GIVEN INSTRUCTION: Scan the listing below. Report each line that includes "chart".

▶

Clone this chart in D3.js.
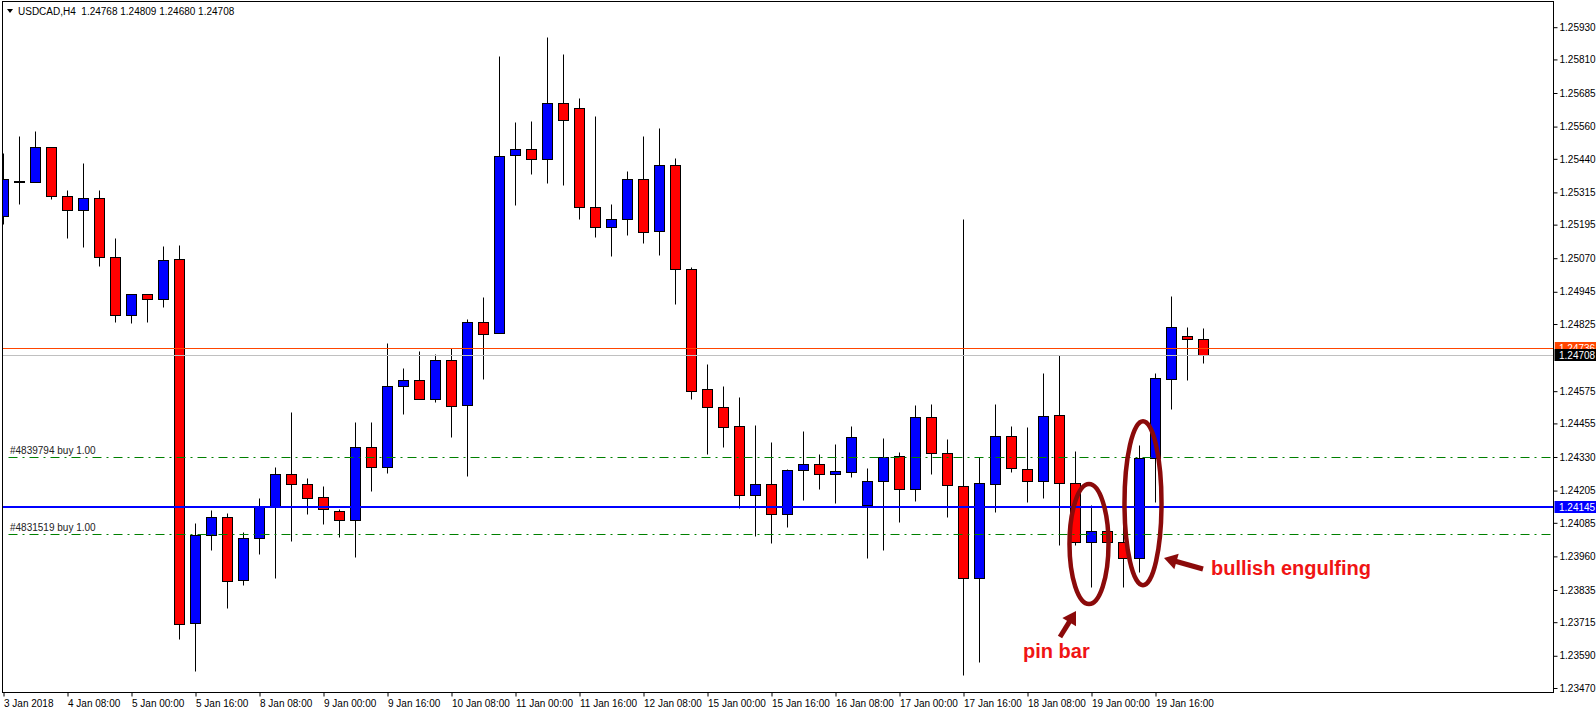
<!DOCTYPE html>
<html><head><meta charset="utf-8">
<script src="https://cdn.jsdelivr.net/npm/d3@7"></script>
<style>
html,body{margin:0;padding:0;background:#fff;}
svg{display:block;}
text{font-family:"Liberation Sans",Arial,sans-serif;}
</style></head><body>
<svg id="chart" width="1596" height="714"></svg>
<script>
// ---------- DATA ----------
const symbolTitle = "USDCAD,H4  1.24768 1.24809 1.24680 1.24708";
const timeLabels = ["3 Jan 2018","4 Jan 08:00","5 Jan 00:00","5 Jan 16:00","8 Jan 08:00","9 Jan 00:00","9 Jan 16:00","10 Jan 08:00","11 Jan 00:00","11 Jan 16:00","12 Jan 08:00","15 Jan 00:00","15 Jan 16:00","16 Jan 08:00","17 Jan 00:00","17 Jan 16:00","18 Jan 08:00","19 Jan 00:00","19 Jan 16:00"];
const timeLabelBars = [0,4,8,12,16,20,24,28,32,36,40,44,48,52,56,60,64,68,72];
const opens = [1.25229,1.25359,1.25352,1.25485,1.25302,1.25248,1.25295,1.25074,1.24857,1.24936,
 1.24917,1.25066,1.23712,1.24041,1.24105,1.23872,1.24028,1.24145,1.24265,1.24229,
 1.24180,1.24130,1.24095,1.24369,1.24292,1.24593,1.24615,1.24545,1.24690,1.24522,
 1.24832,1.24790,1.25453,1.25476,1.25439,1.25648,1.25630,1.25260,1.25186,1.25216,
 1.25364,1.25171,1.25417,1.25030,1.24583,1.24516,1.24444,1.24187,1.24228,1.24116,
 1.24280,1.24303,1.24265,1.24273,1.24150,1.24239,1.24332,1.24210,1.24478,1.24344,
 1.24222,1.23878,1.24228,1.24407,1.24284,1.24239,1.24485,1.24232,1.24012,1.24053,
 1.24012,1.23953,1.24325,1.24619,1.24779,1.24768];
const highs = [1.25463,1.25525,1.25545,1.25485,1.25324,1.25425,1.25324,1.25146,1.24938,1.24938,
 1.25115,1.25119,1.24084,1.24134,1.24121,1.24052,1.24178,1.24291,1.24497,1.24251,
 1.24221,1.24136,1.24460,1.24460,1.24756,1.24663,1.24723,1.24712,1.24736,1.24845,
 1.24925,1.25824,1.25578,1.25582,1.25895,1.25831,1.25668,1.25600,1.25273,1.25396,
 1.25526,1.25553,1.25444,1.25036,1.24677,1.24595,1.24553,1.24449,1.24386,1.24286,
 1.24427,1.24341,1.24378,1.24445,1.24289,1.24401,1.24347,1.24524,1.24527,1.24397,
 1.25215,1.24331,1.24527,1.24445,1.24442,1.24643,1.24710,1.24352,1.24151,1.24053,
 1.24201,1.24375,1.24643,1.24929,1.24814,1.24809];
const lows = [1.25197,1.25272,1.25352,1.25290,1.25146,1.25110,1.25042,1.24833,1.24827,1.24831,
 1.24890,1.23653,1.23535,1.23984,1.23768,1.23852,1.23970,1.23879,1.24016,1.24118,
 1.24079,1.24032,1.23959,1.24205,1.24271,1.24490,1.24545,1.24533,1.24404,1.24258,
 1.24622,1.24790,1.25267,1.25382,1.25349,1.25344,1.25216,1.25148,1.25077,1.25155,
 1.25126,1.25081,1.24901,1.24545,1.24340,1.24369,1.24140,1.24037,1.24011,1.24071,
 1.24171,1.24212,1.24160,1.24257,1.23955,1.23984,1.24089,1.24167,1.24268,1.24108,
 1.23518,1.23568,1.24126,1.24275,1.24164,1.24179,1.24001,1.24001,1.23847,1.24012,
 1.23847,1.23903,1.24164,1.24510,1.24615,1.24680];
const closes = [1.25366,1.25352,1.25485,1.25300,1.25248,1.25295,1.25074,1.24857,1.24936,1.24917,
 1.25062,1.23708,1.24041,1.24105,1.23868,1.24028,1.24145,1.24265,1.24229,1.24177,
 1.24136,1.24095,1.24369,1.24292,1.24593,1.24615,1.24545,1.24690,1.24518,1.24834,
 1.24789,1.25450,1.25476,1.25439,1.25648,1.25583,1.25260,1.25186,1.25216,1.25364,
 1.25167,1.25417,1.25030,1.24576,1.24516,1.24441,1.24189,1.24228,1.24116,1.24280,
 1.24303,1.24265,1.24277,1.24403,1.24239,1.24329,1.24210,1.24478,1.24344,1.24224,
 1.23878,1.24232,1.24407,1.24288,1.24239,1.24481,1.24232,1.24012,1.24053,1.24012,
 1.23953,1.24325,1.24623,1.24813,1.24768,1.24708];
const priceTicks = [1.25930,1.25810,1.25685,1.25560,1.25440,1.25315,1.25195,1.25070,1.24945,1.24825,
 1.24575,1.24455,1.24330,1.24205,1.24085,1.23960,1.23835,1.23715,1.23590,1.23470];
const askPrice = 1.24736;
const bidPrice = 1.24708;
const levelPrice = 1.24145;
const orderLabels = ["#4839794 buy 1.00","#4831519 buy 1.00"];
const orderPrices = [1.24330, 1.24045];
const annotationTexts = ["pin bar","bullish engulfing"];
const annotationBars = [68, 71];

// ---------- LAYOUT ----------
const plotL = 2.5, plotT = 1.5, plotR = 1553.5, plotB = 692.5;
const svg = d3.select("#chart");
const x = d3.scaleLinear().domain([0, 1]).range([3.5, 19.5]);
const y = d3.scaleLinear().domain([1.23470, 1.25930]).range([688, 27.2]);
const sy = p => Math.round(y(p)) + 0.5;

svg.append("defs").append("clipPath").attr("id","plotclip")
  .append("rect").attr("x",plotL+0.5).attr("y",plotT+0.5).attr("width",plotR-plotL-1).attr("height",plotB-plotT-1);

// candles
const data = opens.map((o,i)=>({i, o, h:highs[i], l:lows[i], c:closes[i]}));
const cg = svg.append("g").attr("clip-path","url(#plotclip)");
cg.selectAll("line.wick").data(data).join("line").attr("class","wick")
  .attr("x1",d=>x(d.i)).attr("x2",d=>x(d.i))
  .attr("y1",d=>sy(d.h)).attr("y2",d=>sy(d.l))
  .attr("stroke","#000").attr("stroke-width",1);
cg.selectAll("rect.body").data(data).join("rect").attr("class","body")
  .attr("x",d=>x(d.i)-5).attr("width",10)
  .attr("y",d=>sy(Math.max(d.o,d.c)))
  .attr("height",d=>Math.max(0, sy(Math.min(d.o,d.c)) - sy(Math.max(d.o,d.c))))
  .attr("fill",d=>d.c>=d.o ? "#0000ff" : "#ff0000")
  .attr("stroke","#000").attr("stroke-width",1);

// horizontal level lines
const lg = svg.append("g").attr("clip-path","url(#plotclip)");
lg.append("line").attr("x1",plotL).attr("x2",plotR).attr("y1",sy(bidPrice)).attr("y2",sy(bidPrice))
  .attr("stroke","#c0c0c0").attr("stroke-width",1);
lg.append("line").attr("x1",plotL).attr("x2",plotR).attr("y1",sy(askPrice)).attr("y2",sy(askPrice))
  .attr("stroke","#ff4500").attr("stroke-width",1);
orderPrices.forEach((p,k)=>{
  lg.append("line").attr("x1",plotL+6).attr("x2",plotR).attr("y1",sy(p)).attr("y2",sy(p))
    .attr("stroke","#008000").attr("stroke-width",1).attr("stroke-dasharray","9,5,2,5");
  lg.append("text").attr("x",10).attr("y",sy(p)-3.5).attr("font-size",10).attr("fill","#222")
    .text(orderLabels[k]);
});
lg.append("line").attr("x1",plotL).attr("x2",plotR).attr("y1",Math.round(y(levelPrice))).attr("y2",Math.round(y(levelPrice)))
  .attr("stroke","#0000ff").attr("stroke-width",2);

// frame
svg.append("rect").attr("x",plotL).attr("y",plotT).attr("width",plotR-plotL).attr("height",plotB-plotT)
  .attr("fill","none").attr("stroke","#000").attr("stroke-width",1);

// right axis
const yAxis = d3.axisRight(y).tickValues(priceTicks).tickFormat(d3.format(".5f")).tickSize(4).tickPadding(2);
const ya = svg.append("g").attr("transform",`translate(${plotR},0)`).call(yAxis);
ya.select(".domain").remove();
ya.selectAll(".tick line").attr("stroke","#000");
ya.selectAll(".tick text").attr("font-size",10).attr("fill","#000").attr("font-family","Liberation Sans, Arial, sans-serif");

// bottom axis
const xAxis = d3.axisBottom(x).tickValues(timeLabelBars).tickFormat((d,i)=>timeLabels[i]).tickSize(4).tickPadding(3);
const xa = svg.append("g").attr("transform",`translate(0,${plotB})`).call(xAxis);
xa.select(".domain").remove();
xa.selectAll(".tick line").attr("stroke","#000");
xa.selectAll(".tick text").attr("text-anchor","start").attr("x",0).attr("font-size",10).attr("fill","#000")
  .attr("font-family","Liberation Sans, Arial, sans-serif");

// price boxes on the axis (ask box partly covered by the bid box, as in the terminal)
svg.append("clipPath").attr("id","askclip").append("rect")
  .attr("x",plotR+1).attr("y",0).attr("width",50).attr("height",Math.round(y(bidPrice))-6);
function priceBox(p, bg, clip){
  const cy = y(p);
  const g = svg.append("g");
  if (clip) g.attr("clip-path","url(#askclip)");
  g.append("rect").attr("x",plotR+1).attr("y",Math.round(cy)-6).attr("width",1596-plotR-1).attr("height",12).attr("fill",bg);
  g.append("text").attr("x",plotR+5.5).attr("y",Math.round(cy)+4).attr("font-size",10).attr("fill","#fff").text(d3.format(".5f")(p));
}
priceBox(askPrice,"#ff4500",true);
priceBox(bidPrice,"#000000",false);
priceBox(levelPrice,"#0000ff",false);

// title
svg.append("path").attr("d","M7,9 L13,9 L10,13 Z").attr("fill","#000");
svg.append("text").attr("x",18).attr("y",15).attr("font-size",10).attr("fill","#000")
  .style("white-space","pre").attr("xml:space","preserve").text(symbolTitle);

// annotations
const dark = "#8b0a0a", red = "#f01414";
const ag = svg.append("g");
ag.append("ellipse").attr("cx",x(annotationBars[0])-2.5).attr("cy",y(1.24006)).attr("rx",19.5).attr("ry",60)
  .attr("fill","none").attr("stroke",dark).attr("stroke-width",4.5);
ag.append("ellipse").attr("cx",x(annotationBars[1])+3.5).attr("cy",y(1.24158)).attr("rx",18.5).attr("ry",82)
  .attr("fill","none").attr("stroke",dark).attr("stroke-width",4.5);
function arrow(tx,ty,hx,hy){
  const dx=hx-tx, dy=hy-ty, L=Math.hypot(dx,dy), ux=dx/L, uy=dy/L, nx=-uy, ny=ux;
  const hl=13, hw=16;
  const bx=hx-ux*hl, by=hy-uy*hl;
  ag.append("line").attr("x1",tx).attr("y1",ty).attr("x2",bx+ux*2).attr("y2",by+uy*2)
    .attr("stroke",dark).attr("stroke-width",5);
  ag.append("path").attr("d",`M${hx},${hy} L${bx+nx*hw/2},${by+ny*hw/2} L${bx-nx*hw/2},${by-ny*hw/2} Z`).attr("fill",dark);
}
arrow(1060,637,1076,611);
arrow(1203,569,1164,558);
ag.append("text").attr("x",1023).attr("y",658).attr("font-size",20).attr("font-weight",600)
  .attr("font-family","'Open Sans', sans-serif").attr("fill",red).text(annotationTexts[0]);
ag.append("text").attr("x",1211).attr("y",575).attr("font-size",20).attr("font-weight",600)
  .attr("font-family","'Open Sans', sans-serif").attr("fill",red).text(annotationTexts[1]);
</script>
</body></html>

◀

CORRECT RESULT:
Clone this chart in D3.js.
<svg id="chart" width="1596" height="714"></svg>
const svg = d3.select("#chart");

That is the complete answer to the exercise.